Whether students are choosing majors or choosing a career direction, we work with them through a model we call the Three Step Process. This process is useful in all kinds of decision-making, and we encourage students to learn and use the model for whatever decisions they will face in the future.
Step One is to know yourself. Understand what motivates you, your strengths and weaknesses, your skills, your interests, your values, your personal style, and your life goals. Our counselors are skilled at helping students think this through, and we have a variety of self-assessment tools we use to assist students in finding these answers for themselves.
Step Two involves information gathering about the options available in the external environment. Often, there are whole career fields of which students have only a vague awareness. Our job is to help them become aware of new possibilities, and give them the tools and resources to learn more.
Step Three is putting it all together – taking what you’ve
learned about yourself, what you know about the options available,
and then choosing a direction and making a plan that fits.
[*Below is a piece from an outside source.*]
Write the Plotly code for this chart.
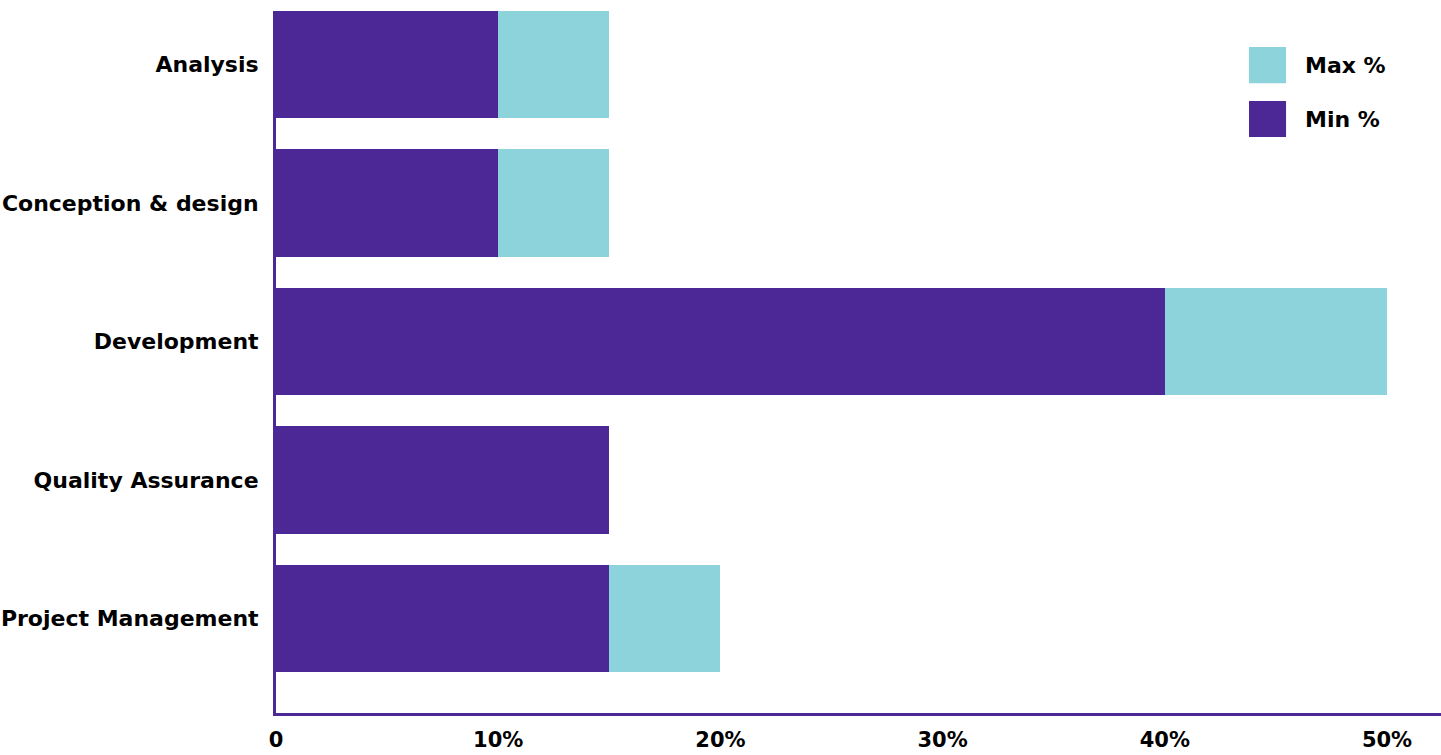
import plotly.graph_objects as go

categories = ["Analysis", "Conception & design", "Development", "Quality Assurance", "Project Management"]
min_pct = [10, 10, 40, 15, 15]
max_pct = [15, 15, 50, 15, 20]
tick_vals = [0, 10, 20, 30, 40, 50]
tick_text = ["0", "10%", "20%", "30%", "40%", "50%"]

PURPLE = "#4C2896"
TEAL = "#8DD3DB"
FONT = "DejaVu Sans"

extra = [mx - mn for mx, mn in zip(max_pct, min_pct)]

fig = go.Figure()
fig.add_trace(go.Bar(y=categories, x=min_pct, orientation="h", name="Min %",
                     marker=dict(color=PURPLE, line=dict(width=0)), showlegend=False))
fig.add_trace(go.Bar(y=categories, x=extra, orientation="h", name="Max %",
                     marker=dict(color=TEAL, line=dict(width=0)), showlegend=False))

fig.update_layout(
    width=1441, height=755,
    margin=dict(l=276, r=0, t=11, b=42),
    barmode="stack", bargap=0.227,
    plot_bgcolor="white", paper_bgcolor="white",
    font=dict(family=FONT, color="black", weight="bold"),
    xaxis=dict(range=[0, 52.43], tickvals=tick_vals, ticktext=tick_text,
               showgrid=False, zeroline=False, showline=True, linecolor=PURPLE, linewidth=3,
               ticks="", ticklabelstandoff=6,
               tickfont=dict(size=21, family=FONT, color="black", weight="bold")),
    yaxis=dict(type="category", categoryorder="array", categoryarray=categories,
               range=[4.682, -0.386], showgrid=False, zeroline=False,
               showline=True, linecolor=PURPLE, linewidth=3, ticks="", ticklabelstandoff=10,
               tickfont=dict(size=22, family=FONT, color="black", weight="bold")),
)

# legend drawn as swatches + labels
legend_items = [("Max %", TEAL, 0.9487, 0.897), ("Min %", PURPLE, 0.8718, 0.8205)]
for label, col, y1, y0 in legend_items:
    fig.add_shape(type="rect", xref="paper", yref="paper", x0=0.8352, x1=0.8670, y0=y0, y1=y1,
                  fillcolor=col, line=dict(width=0))
    fig.add_annotation(xref="paper", yref="paper", x=0.8815, y=(y0 + y1) / 2, text=label,
                       showarrow=False, xanchor="left", yanchor="middle",
                       font=dict(size=22, family=FONT, color="black", weight="bold"))

fig.write_html("out.html", config={"displayModeBar": False},
               post_script="document.body.style.margin='0';document.body.style.overflow='hidden';")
We help
students implement their plans by working with them on resume writing,
job searching, and interviewing skills, and helping them think about
the basic decisions they have facing them.
It is important to know that this process is iterative; it applies when students are first choosing a major, again if they decide to change their major, again whenever they are looking for internships, again when they are job-hunting, and perhaps again when they are evaluating a career direction years down the road. Just because a student is at Step Three today having found a summer internship, doesn’t mean they can’t be back to Step One at the end of the summer, having decided that a particular career field isn’t for them, after all.